Task requirements =
Determine how many lines in the entries below include "this". The reply should be that number and nothing else.

╭─ Data shown

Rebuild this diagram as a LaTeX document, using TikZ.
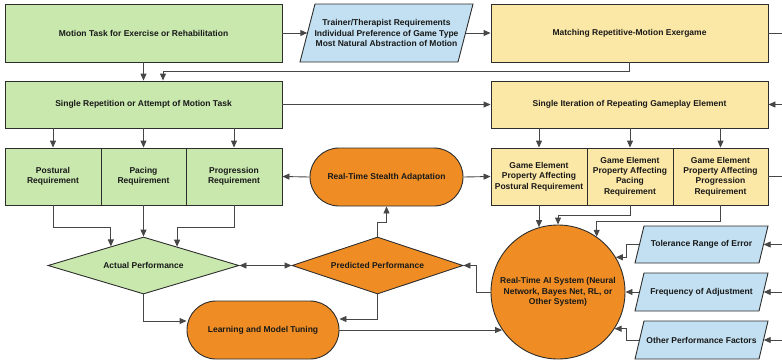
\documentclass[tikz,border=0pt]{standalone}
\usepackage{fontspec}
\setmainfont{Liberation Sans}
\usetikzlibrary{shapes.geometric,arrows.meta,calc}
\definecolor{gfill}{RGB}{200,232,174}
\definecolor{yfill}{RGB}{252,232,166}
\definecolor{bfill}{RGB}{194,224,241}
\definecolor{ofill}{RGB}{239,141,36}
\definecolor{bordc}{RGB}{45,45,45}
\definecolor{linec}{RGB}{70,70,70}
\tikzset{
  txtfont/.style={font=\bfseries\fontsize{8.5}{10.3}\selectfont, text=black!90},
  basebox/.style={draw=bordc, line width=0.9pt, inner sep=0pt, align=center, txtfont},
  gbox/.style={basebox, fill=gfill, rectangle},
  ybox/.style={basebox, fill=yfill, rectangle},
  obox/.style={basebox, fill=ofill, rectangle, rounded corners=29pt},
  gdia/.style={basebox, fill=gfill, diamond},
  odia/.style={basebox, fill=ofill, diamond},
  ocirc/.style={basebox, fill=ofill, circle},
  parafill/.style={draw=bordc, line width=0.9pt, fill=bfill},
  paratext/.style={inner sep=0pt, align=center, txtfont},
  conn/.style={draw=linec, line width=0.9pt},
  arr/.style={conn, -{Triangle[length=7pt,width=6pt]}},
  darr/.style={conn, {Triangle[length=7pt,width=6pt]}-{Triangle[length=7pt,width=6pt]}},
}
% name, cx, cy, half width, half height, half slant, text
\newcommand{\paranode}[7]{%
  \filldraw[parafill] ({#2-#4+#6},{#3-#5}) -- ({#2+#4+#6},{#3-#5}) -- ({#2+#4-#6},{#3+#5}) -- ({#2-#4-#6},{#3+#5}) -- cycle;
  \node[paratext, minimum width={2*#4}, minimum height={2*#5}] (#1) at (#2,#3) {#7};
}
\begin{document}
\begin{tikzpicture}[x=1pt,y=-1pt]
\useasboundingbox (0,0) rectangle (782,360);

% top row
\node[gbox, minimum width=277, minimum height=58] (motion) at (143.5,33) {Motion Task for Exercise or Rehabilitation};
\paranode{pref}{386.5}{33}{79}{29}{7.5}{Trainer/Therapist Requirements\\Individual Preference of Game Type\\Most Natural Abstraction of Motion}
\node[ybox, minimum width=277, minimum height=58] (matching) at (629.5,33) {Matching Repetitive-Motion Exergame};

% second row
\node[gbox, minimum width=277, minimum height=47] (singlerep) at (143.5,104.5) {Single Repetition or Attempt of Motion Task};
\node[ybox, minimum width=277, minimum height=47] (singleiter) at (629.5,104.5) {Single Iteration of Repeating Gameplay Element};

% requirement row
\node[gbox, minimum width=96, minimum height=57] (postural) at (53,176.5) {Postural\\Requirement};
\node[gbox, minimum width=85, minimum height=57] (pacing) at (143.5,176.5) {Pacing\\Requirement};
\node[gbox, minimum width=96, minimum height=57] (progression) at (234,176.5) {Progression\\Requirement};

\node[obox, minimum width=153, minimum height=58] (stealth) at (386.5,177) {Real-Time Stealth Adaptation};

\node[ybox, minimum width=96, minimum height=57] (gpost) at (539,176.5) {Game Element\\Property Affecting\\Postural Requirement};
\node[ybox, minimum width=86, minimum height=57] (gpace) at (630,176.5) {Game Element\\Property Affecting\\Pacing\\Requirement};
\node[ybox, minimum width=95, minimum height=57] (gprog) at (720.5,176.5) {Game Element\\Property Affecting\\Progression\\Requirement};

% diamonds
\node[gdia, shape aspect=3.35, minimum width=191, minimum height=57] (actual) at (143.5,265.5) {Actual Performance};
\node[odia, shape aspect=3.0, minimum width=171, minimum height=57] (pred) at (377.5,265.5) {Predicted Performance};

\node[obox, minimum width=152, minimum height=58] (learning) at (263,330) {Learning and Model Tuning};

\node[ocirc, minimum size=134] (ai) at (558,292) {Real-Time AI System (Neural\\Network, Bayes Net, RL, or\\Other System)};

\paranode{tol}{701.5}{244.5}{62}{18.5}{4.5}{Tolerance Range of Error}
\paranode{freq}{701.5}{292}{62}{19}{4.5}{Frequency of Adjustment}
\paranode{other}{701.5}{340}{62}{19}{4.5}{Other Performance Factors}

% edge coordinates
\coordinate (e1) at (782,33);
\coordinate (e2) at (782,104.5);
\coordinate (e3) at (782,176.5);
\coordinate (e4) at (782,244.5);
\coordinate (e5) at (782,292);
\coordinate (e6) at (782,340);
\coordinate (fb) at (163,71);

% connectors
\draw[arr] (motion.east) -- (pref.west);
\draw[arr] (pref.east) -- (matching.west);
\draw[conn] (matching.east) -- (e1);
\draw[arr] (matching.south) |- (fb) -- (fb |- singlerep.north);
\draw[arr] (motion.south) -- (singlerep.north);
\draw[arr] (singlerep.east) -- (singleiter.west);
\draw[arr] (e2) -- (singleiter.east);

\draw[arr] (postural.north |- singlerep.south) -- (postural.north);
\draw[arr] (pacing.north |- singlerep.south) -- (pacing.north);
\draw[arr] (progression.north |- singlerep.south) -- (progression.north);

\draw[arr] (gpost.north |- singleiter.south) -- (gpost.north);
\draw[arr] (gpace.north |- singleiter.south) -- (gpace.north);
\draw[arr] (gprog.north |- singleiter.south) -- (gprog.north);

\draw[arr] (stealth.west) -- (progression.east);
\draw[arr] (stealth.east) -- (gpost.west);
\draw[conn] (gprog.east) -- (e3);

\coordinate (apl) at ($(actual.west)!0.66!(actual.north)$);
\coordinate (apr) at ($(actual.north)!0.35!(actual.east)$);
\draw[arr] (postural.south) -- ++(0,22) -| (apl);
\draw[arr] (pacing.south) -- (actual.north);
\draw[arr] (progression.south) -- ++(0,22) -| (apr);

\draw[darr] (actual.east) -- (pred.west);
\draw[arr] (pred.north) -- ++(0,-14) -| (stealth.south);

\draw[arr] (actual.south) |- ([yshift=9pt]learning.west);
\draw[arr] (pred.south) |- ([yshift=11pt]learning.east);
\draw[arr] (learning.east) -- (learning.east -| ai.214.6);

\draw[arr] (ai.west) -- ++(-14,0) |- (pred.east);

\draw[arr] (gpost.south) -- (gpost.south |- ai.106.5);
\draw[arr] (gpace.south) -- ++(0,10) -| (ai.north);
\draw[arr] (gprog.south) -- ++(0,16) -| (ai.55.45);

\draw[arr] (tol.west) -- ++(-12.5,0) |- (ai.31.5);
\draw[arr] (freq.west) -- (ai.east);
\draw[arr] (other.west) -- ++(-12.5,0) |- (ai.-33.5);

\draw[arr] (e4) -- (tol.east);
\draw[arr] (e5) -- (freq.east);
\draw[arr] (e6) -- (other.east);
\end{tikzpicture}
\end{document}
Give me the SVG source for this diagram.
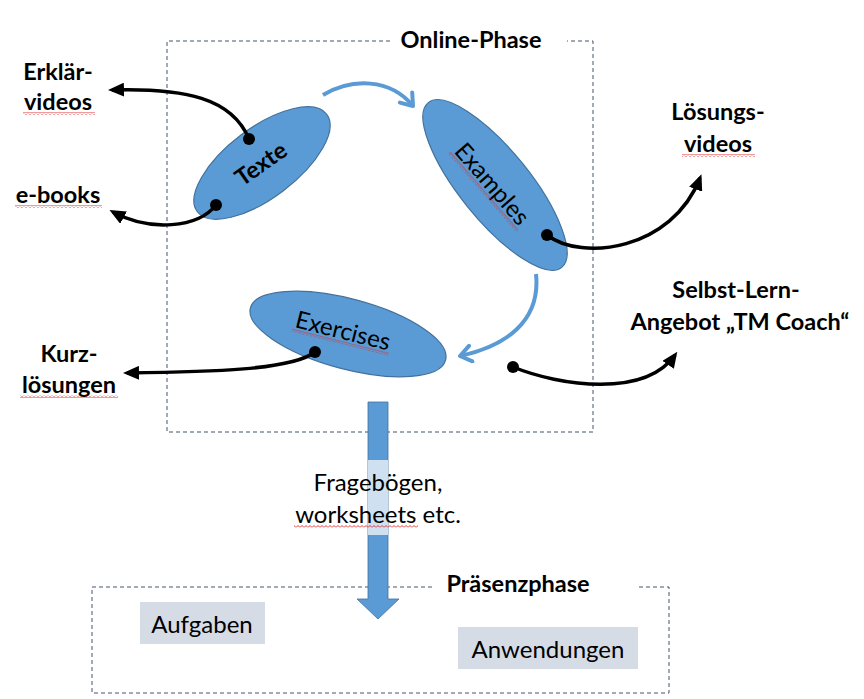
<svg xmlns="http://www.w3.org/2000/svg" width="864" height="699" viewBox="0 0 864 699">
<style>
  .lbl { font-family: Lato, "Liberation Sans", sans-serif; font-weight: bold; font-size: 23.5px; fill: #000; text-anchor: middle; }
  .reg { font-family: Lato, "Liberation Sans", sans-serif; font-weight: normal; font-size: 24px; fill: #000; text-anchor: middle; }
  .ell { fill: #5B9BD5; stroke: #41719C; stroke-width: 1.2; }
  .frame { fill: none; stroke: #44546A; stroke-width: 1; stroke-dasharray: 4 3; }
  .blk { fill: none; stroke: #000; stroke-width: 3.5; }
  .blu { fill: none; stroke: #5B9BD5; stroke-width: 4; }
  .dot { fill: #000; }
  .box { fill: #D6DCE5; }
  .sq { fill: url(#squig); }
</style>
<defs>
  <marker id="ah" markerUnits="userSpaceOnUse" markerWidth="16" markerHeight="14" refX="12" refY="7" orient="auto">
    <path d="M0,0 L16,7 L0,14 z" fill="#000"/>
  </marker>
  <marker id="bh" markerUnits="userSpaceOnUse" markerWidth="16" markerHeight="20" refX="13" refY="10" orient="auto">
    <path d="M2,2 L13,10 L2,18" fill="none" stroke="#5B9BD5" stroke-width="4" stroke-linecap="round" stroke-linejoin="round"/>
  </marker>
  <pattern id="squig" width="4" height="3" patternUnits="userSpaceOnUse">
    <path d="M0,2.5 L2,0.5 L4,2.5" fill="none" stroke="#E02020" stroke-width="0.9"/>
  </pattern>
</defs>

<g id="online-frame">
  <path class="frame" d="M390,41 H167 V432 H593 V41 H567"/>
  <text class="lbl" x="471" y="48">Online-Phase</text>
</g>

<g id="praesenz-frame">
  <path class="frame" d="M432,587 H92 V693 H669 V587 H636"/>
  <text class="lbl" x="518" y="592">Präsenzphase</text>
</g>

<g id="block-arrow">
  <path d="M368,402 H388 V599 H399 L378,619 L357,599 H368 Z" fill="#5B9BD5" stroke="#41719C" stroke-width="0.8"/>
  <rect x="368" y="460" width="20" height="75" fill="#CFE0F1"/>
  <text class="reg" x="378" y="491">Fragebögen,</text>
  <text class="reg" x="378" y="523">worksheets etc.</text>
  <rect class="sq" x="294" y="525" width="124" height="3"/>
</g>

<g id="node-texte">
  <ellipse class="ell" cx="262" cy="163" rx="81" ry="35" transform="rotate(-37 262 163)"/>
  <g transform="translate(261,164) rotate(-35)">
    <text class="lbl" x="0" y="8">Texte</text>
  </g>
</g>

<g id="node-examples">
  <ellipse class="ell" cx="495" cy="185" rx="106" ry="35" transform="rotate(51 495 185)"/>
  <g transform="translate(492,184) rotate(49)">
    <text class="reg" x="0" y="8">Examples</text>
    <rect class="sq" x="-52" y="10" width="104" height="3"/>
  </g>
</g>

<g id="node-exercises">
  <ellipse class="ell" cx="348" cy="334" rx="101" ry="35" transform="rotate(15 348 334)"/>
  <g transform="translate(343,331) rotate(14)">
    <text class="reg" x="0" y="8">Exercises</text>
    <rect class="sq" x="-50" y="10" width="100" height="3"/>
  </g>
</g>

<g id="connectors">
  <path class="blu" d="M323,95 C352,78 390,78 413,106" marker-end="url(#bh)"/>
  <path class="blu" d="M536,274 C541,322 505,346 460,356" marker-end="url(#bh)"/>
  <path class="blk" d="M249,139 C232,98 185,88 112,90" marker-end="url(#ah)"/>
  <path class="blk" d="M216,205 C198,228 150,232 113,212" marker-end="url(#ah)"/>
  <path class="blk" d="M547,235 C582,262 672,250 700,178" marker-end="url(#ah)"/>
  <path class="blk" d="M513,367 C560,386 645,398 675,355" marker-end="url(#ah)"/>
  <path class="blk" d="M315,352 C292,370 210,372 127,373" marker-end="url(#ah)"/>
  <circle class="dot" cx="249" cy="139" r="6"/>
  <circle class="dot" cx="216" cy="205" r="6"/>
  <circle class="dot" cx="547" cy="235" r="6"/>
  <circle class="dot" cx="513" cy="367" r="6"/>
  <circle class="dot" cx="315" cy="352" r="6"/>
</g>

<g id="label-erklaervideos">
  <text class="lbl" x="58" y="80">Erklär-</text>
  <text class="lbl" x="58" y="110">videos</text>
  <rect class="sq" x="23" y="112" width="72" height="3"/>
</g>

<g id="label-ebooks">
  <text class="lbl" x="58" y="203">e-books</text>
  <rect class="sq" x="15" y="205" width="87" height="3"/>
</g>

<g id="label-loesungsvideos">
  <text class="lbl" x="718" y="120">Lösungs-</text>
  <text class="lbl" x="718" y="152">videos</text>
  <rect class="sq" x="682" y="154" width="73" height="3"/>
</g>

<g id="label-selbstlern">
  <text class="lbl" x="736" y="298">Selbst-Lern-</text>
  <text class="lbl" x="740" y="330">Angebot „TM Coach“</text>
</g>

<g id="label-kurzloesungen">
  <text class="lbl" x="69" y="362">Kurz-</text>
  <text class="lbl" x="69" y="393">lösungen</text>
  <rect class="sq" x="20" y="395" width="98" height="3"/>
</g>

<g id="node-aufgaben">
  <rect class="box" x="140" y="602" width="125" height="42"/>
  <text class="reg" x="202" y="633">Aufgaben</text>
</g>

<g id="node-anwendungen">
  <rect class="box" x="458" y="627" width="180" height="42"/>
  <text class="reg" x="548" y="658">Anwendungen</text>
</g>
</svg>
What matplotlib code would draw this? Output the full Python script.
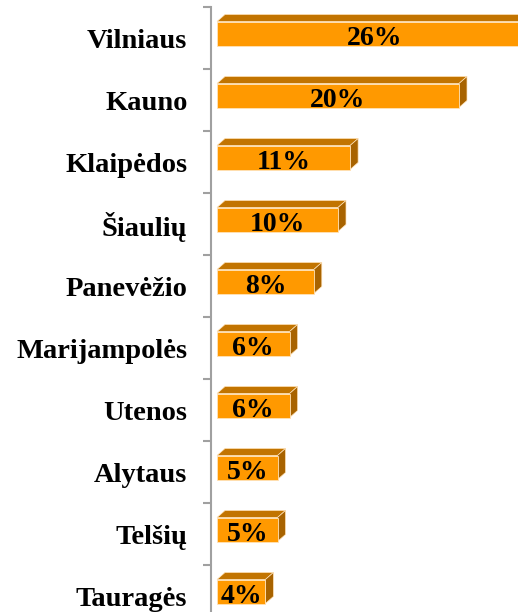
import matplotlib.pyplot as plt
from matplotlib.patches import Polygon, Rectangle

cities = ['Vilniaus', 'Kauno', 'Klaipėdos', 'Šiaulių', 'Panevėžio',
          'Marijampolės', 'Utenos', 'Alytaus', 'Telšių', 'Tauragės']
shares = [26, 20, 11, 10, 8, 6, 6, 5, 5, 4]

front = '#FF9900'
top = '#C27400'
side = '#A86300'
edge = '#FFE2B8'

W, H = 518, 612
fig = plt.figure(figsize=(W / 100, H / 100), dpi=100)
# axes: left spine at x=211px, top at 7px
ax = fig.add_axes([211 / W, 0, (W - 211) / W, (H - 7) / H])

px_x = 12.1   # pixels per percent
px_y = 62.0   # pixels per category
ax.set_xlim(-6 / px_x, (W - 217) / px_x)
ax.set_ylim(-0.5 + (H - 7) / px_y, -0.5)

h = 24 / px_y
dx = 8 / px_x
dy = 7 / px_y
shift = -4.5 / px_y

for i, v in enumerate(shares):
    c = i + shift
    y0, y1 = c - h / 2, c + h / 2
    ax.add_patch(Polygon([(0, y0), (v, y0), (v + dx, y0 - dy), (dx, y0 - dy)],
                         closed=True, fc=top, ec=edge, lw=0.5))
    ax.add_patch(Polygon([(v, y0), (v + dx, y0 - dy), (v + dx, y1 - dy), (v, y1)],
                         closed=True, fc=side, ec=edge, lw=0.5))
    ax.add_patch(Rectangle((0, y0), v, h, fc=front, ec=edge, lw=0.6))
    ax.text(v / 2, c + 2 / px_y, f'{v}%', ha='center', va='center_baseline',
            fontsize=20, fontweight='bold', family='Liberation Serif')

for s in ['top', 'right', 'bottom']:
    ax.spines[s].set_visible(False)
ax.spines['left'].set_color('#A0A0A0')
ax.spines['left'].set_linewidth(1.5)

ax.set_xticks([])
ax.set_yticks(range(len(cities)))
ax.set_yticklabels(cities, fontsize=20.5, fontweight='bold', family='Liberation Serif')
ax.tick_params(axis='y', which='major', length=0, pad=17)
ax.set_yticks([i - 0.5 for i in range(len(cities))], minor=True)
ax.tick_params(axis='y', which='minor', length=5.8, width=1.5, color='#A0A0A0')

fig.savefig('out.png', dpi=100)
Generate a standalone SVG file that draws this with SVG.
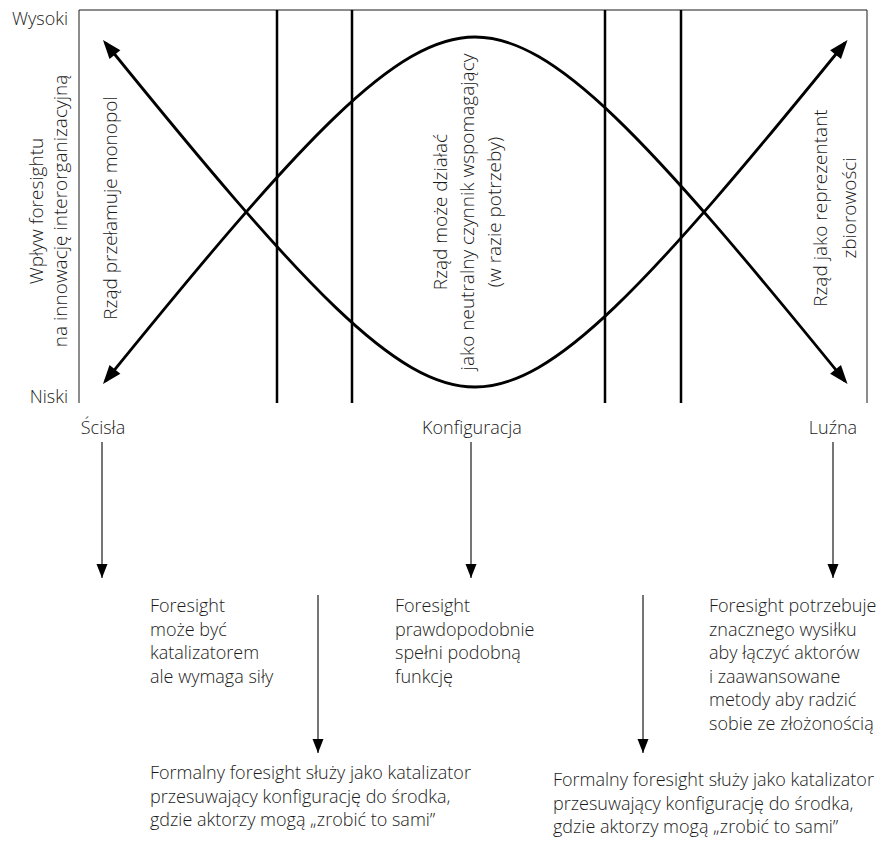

╰─

Output =
4